Le Cheval Blanc is a brewpub located on rue Ontario in Montreal, Quebec, Canada. In 1986, it became the first licensed brewpub in Montreal.

Some of its craft beers available on tap being quite popular, in 1987 the establishment started a microbrewery of its own: La Brasserie Le Cheval Blanc, which is also said to be the city's first. In 1998, it merged with two other microbreweries Les Brasseurs GMT and Les Brasseurs de l'Anse to form Les Brasseurs RJ.
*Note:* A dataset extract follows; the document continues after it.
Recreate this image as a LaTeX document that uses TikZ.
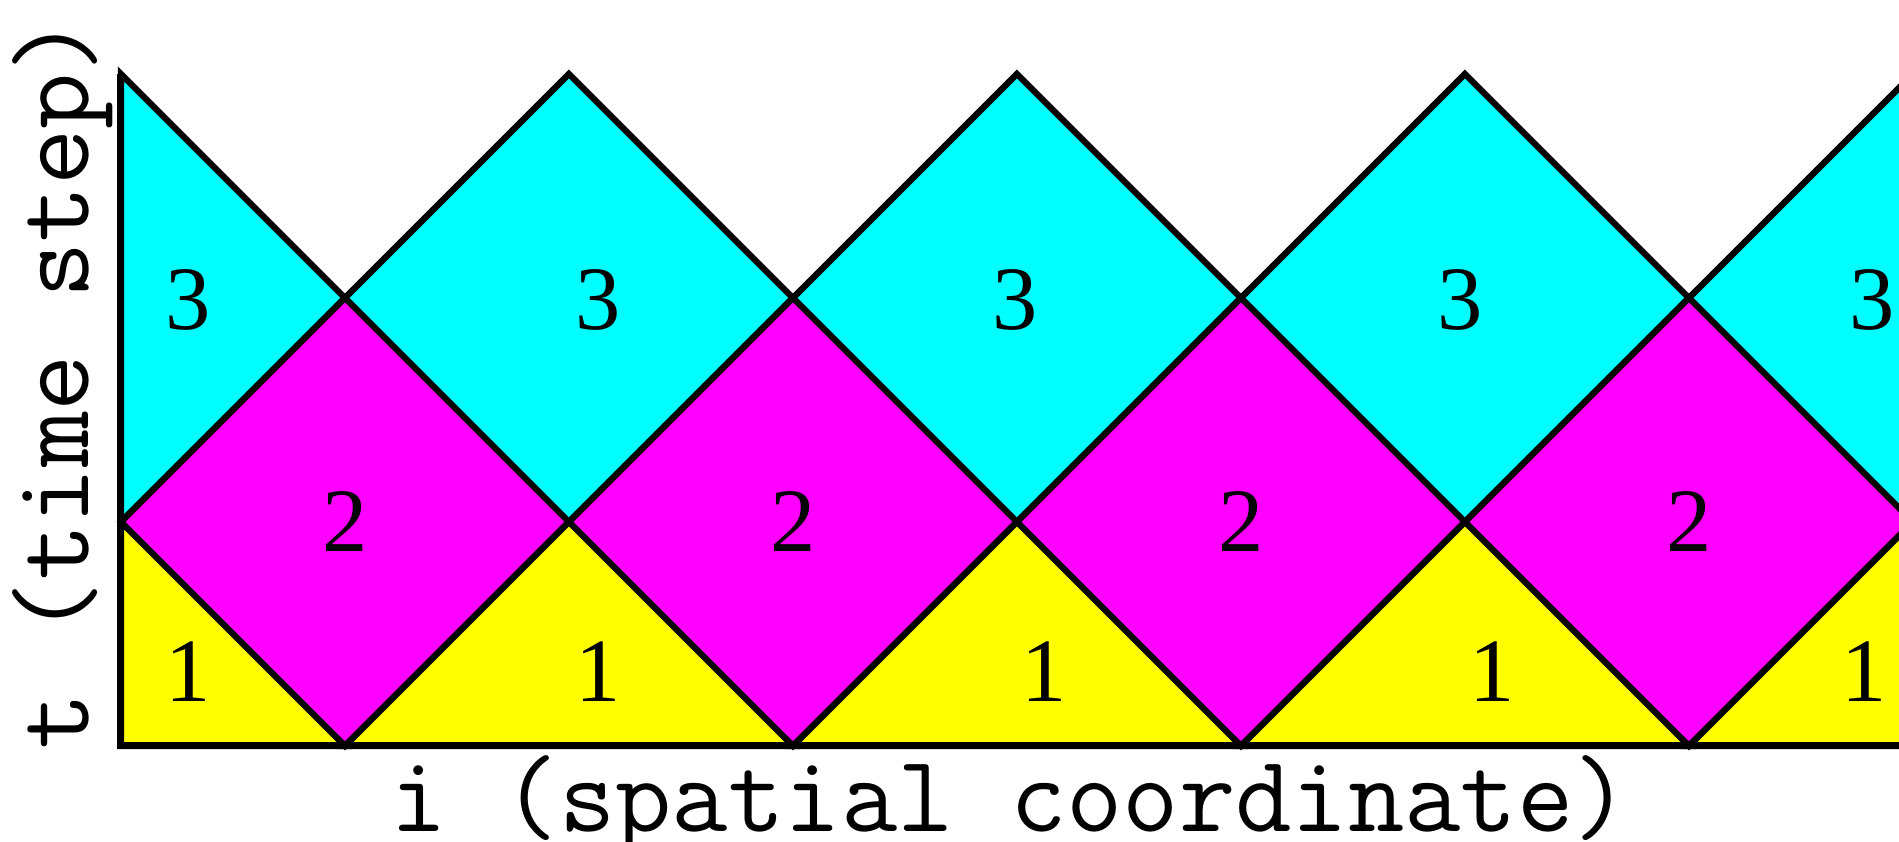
\documentclass[tikz,border=0pt]{standalone}
\usepackage{fontspec}
\setmainfont{Liberation Serif}
\usepackage{xcolor}
\usepackage{tikz}
\definecolor{stepone}{RGB}{255,255,0}
\definecolor{steptwo}{RGB}{255,0,255}
\definecolor{stepthree}{RGB}{0,255,255}

\begin{document}
\begin{tikzpicture}[
    x=2cm, y=2cm,
    cell/.style={draw=black, line width=1.6pt},
    onecell/.style={cell, fill=stepone},
    twocell/.style={cell, fill=steptwo},
    threecell/.style={cell, fill=stepthree},
    axis/.style={draw=black, line width=1.8pt},
    digit/.style={font=\fontsize{23}{27}\selectfont, inner sep=0pt},
    axislabel/.style={font=\ttfamily\fontsize{27.8}{32}\selectfont, inner sep=0pt, anchor=base}
]

% Frame - cut off at the right like the original
\useasboundingbox (-0.540,-0.4286) rectangle (7.938,3.330);
\clip (-0.540,-0.4286) rectangle (7.938,3.330);

% Step 3 - upper diamonds
\filldraw[threecell] (0,1) -- (1,2) -- (0,3) -- cycle;
\filldraw[threecell] (1,2) -- (2,1) -- (3,2) -- (2,3) -- cycle;
\filldraw[threecell] (3,2) -- (4,1) -- (5,2) -- (4,3) -- cycle;
\filldraw[threecell] (5,2) -- (6,1) -- (7,2) -- (6,3) -- cycle;
\filldraw[threecell] (7,2) -- (8,1) -- (9,2) -- (8,3) -- cycle;

% Step 2 - middle diamonds
\filldraw[twocell] (0,1) -- (1,0) -- (2,1) -- (1,2) -- cycle;
\filldraw[twocell] (2,1) -- (3,0) -- (4,1) -- (3,2) -- cycle;
\filldraw[twocell] (4,1) -- (5,0) -- (6,1) -- (5,2) -- cycle;
\filldraw[twocell] (6,1) -- (7,0) -- (8,1) -- (7,2) -- cycle;

% Step 1 - bottom triangles
\filldraw[onecell] (0,0) -- (1,0) -- (0,1) -- cycle;
\filldraw[onecell] (1,0) -- (3,0) -- (2,1) -- cycle;
\filldraw[onecell] (3,0) -- (5,0) -- (4,1) -- cycle;
\filldraw[onecell] (5,0) -- (7,0) -- (6,1) -- cycle;
\filldraw[onecell] (7,0) -- (9,0) -- (8,1) -- cycle;

% Axes
\coordinate (origin) at (0,0);
\coordinate (tend) at (0,3);
\coordinate (iend) at (8.6,0);
\draw[axis] (tend) -- (origin) -- (iend);

% Step numbers
\node[digit] (lthree1) at (0.30,1.99) {3};
\node[digit] (lthree2) at (2.13,1.99) {3};
\node[digit] (lthree3) at (3.99,1.99) {3};
\node[digit] (lthree4) at (5.98,1.99) {3};
\node[digit] (lthree5) at (7.82,1.99) {3};

\node[digit] (ltwo1) at (1,1) {2};
\node[digit] (ltwo2) at (3,1) {2};
\node[digit] (ltwo3) at (5,1) {2};
\node[digit] (ltwo4) at (7,1) {2};

\node[digit] (lone1) at (0.30,0.33) {1};
\node[digit] (lone2) at (2.13,0.33) {1};
\node[digit] (lone3) at (4.12,0.33) {1};
\node[digit] (lone4) at (6.12,0.33) {1};
\node[digit] (lone5) at (7.78,0.33) {1};

% Axis labels
\node[axislabel] (ilabel) at (3.97,-0.384) {i (spatial coordinate)};
\node[axislabel, rotate=90] (tlabel) at (-0.143,1.62) {t (time step)};

\end{tikzpicture}
\end{document}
- The Cheval's bottled beers most commonly available in Quebec's dépanneurs are:
- La Blanche Cheval Blanc, traditional Belgian white, 5%
- Coup de grisou, buckwheat amber ale, spiced with coriander, refermented, 5%

In 1999, the tavern was renovated and is now also a music venue and an art gallery.